As a longtime civil rights leader based in Chicago, Jackson openly wept tears of joy on national television as thousands gathered in the city’s Grant Park to celebrate the election of Barack Obama as the first African-American president of the United States. It was a victory made possible in large part by the struggles led by Rev. Jackson throughout most of his life.
Not the least of those contributing factors was Jackson’s own two runs for the presidency.

Joe Sims, national co-chair of the Communist Party USA, said that “Rev. Jackson was an outstanding freedom fighter and champion for independent politics generally and the election of the U.S.’s first Black president in particular. Jackson’s legacy extends internationally from the fight for peace and against nuclear war to defeating apartheid in South Africa. We will remember him forever.”
Jackson was uniquely able to connect the struggle for civil rights and racial justice to the battles fought by working-class and poor people generally. Wherever workers or poor people of any race were being denied a voice, he was there advocating for them and sounding out the demands of the oppressed.
His leadership has particular relevance for today on so many fronts. In a nation led by a president trying to destroy free elections, Jackson’s fight until almost the time of his death for voting rights will always be remembered.

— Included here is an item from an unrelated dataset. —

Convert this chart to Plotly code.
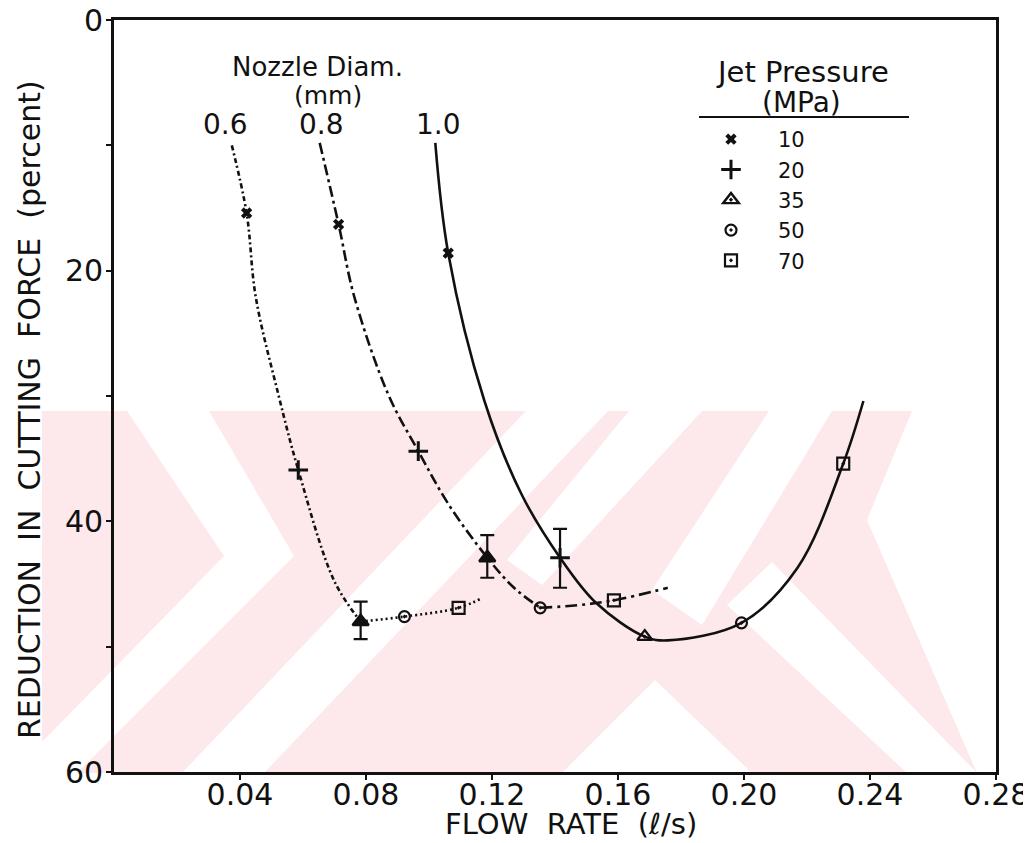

Much of the activity of voting rights advocates today reflects the continuation of the fights for voting rights that he led.
It is no accident that a ruling class and billionaires determined to take from working people and give to themselves are fighting to grab things Jackson fought for all his life. Those things include jobs that pay living wages, schools that really educate all children, and health care as a human right.

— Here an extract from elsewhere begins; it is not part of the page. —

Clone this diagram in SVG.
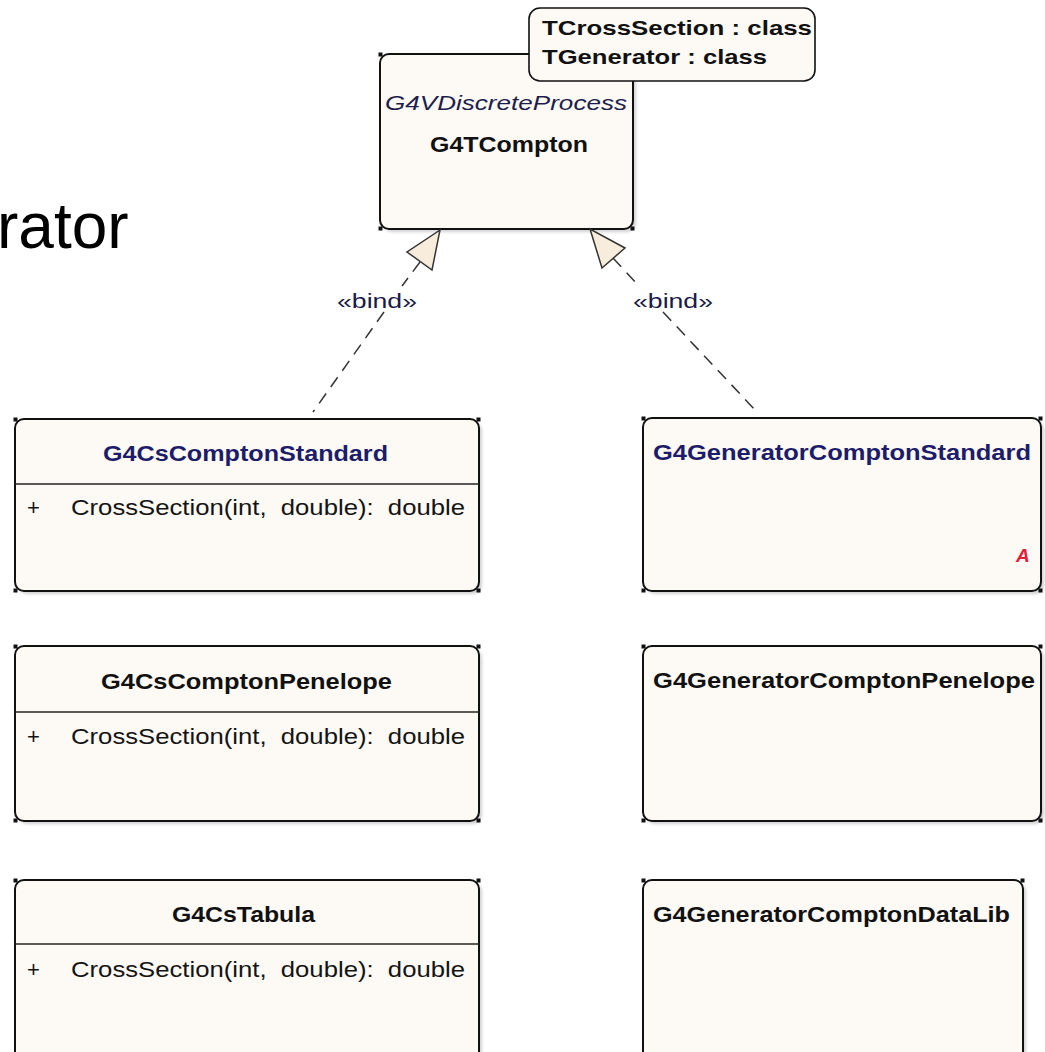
<svg xmlns="http://www.w3.org/2000/svg" width="1045" height="1052" viewBox="0 0 1045 1052">
  <style>
    .box { fill: #fdf9f4; stroke: #111; stroke-width: 2; }
    .shadow { fill: #9a9a9a; opacity: 0.45; }
    .corner { fill: #111; }
    .divider { stroke: #222; stroke-width: 1.6; }
    .title { font-family: "Liberation Sans", Arial, sans-serif; font-weight: bold; font-size: 22px; fill: #111; }
    .navy { fill: #1c1c6a; }
    .stereo { font-family: "Liberation Sans", Arial, sans-serif; font-style: italic; font-size: 21px; fill: #1e1e4e; }
    .member { font-family: "Liberation Sans", Arial, sans-serif; font-size: 22px; fill: #141414; }
    .param { font-family: "Liberation Sans", Arial, sans-serif; font-weight: bold; font-size: 21px; fill: #111; }
    .label { font-family: "Liberation Sans", Arial, sans-serif; font-size: 20px; fill: #1a1a48; }
    .abstract { font-family: "Liberation Sans", Arial, sans-serif; font-style: italic; font-weight: bold; font-size: 19px; fill: #e0203a; }
    .dep { stroke: #333; stroke-width: 1.5; stroke-dasharray: 12 8; fill: none; }
    .head { fill: #f8ecdc; stroke: #333; stroke-width: 1.5; stroke-linejoin: miter; }
  </style>
  <defs>
    <filter id="soft" x="-5%" y="-5%" width="110%" height="110%">
      <feGaussianBlur stdDeviation="1.5"/>
    </filter>
  </defs>

  <rect width="1045" height="1052" fill="#ffffff"/>

  <!-- fragment of slide heading -->
  <text x="-3" y="248" font-family="Liberation Sans, Arial, sans-serif" font-size="64" fill="#000">rator</text>

  <!-- template class with its parameter box -->
  <g id="G4TCompton">
    <rect class="shadow" x="383" y="57" width="253" height="175" rx="9" filter="url(#soft)"/>
    <rect class="box" x="380" y="54" width="253" height="175" rx="9"/>
    <rect class="corner" x="378.5" y="52.5" width="4" height="4"/>
    <rect class="corner" x="630.5" y="52.5" width="4" height="4"/>
    <rect class="corner" x="378.5" y="226.5" width="4" height="4"/>
    <rect class="corner" x="630.5" y="226.5" width="4" height="4"/>
    <text class="stereo" x="385" y="110" textLength="242" lengthAdjust="spacingAndGlyphs">G4VDiscreteProcess</text>
    <text class="title" x="430" y="152" textLength="158" lengthAdjust="spacingAndGlyphs">G4TCompton</text>
  </g>
  <g id="G4TCompton-params">
    <rect class="box" x="529" y="8" width="286" height="73" rx="11" style="stroke-width:1.6"/>
    <text class="param" x="542" y="35" textLength="270" lengthAdjust="spacingAndGlyphs">TCrossSection : class</text>
    <text class="param" x="542" y="64" textLength="225" lengthAdjust="spacingAndGlyphs">TGenerator : class</text>
  </g>

  <!-- bound cross-section classes -->
  <g id="G4CsComptonStandard">
    <rect class="shadow" x="18" y="422" width="464" height="172" rx="9" filter="url(#soft)"/>
    <rect class="box" x="15" y="419" width="464" height="172" rx="9"/>
    <rect class="corner" x="13.5" y="417.5" width="4" height="4"/>
    <rect class="corner" x="476.5" y="417.5" width="4" height="4"/>
    <rect class="corner" x="13.5" y="588.5" width="4" height="4"/>
    <rect class="corner" x="476.5" y="588.5" width="4" height="4"/>
    <line class="divider" x1="15" y1="484" x2="479" y2="484"/>
    <text class="title navy" x="103" y="461" textLength="285" lengthAdjust="spacingAndGlyphs">G4CsComptonStandard</text>
    <text class="member" x="27" y="515">+</text>
    <text class="member" x="71" y="515" textLength="394" lengthAdjust="spacingAndGlyphs" xml:space="preserve">CrossSection(int,  double):  double</text>
  </g>

  <g id="G4CsComptonPenelope">
    <rect class="shadow" x="18" y="649" width="464" height="175" rx="9" filter="url(#soft)"/>
    <rect class="box" x="15" y="646" width="464" height="175" rx="9"/>
    <rect class="corner" x="13.5" y="644.5" width="4" height="4"/>
    <rect class="corner" x="476.5" y="644.5" width="4" height="4"/>
    <rect class="corner" x="13.5" y="818.5" width="4" height="4"/>
    <rect class="corner" x="476.5" y="818.5" width="4" height="4"/>
    <line class="divider" x1="15" y1="712" x2="479" y2="712"/>
    <text class="title" x="101" y="689" textLength="291" lengthAdjust="spacingAndGlyphs">G4CsComptonPenelope</text>
    <text class="member" x="27" y="744">+</text>
    <text class="member" x="71" y="744" textLength="394" lengthAdjust="spacingAndGlyphs" xml:space="preserve">CrossSection(int,  double):  double</text>
  </g>

  <g id="G4CsTabula">
    <rect class="shadow" x="18" y="883" width="464" height="180" rx="9" filter="url(#soft)"/>
    <rect class="box" x="15" y="880" width="464" height="180" rx="9"/>
    <rect class="corner" x="13.5" y="878.5" width="4" height="4"/>
    <rect class="corner" x="476.5" y="878.5" width="4" height="4"/>
    <line class="divider" x1="15" y1="944" x2="479" y2="944"/>
    <text class="title" x="172" y="922" textLength="143" lengthAdjust="spacingAndGlyphs">G4CsTabula</text>
    <text class="member" x="27" y="977">+</text>
    <text class="member" x="71" y="977" textLength="394" lengthAdjust="spacingAndGlyphs" xml:space="preserve">CrossSection(int,  double):  double</text>
  </g>

  <!-- bound generator classes -->
  <g id="G4GeneratorComptonStandard">
    <rect class="shadow" x="646" y="421" width="398" height="173" rx="9" filter="url(#soft)"/>
    <rect class="box" x="643" y="418" width="398" height="173" rx="9"/>
    <rect class="corner" x="641.5" y="416.5" width="4" height="4"/>
    <rect class="corner" x="1038.5" y="416.5" width="4" height="4"/>
    <rect class="corner" x="641.5" y="588.5" width="4" height="4"/>
    <rect class="corner" x="1038.5" y="588.5" width="4" height="4"/>
    <text class="title navy" x="653" y="460" textLength="378" lengthAdjust="spacingAndGlyphs">G4GeneratorComptonStandard</text>
    <text class="abstract" x="1016" y="562">A</text>
  </g>

  <g id="G4GeneratorComptonPenelope">
    <rect class="shadow" x="646" y="649" width="398" height="175" rx="9" filter="url(#soft)"/>
    <rect class="box" x="643" y="646" width="398" height="175" rx="9"/>
    <rect class="corner" x="641.5" y="644.5" width="4" height="4"/>
    <rect class="corner" x="1038.5" y="644.5" width="4" height="4"/>
    <rect class="corner" x="641.5" y="818.5" width="4" height="4"/>
    <rect class="corner" x="1038.5" y="818.5" width="4" height="4"/>
    <text class="title" x="653" y="688" textLength="382" lengthAdjust="spacingAndGlyphs">G4GeneratorComptonPenelope</text>
  </g>

  <g id="G4GeneratorComptonDataLib">
    <rect class="shadow" x="646" y="883" width="380" height="180" rx="9" filter="url(#soft)"/>
    <rect class="box" x="643" y="880" width="380" height="180" rx="9"/>
    <rect class="corner" x="641.5" y="878.5" width="4" height="4"/>
    <rect class="corner" x="1020.5" y="878.5" width="4" height="4"/>
    <text class="title" x="653" y="922" textLength="357" lengthAdjust="spacingAndGlyphs">G4GeneratorComptonDataLib</text>
  </g>

  <!-- «bind» realizations to the template -->
  <g id="connectors">
    <line class="dep" x1="420" y1="262" x2="402" y2="286"/>
    <line class="dep" x1="384" y1="312" x2="313" y2="412"/>
    <polygon class="head" points="440,230 407,252 432,270"/>
    <text class="label" x="337" y="308" textLength="80" lengthAdjust="spacingAndGlyphs">«bind»</text>

    <line class="dep" x1="613" y1="258" x2="639" y2="286"/>
    <line class="dep" x1="663" y1="312" x2="757" y2="412"/>
    <polygon class="head" points="590,229 602,268 625,248"/>
    <text class="label" x="633" y="308" textLength="80" lengthAdjust="spacingAndGlyphs">«bind»</text>
  </g>
</svg>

He took the fight for equality wherever he could. The movements he led became so powerful that even some corporate leaders were unable to ignore them. Some even started boasting about how they were opening up their hiring processes to people whom they previously had locked out.
He fought hard to establish cultural norms that recognized the worth of all people, regardless of their economic circumstances. Typical of his support for people of all racial backgrounds and his special focus on youth was his frequent shouting out of his favorite slogans: “I am Somebody, I may be poor, but I am Somebody; I may be young; but I am Somebody; I may be on welfare, but I am Somebody.”

“Our father was a servant leader—not only to our family, but to the oppressed, the voiceless, and the overlooked around the world,” the Jackson family said in a statement posted online. “We shared him with the world, and in return, the world became part of our extended family.”
Jackson was never afraid to extend his causes out all over the world. He was never afraid to join with people who were not favored by much of the political establishment: He worked extensively with the civil rights activist Harry Belafonte, who had been blacklisted in the McCarthy era. Their joint work resulted in the placement of a plaque in honor of Nelson Mandela in Yankee Stadium’s Monument Park in 2014.

In 2021, he was active in the battles protesting police violence that resulted, among other things that year, in the death of George Floyd, who was murdered by a Minneapolis policeman.
Going back to his earlier life, we saw Jackson, in 1965, joining the voting rights march King led from Selma to Montgomery. He then went to Chicago to launch Operation Breadbasket, a Southern Christian Leadership Conference effort to pressure companies to hire Black workers.
In 1971, Jackson launched Operation PUSH, based on Chicago’s South Side, successfully getting companies to hire Black workers and registering massive amounts of voters not just in Chicago but all over the country.
In his presidential race in 1988, Jackson won in 13 primaries. Those victories were seen as critical to proving that Black people could run for high office in the United States, which, of course, Barack Obama proved later.
Jackson’s presidential races were taken seriously abroad. The press in East Germany, the then German Democratic Republic, for example, wrote about his campaign and the issues he raised. Jackson himself said his campaign paved the way for much more open political activity, not just by Black people but for women, too.
The loss suffered because of his death may never be able to be fully measured.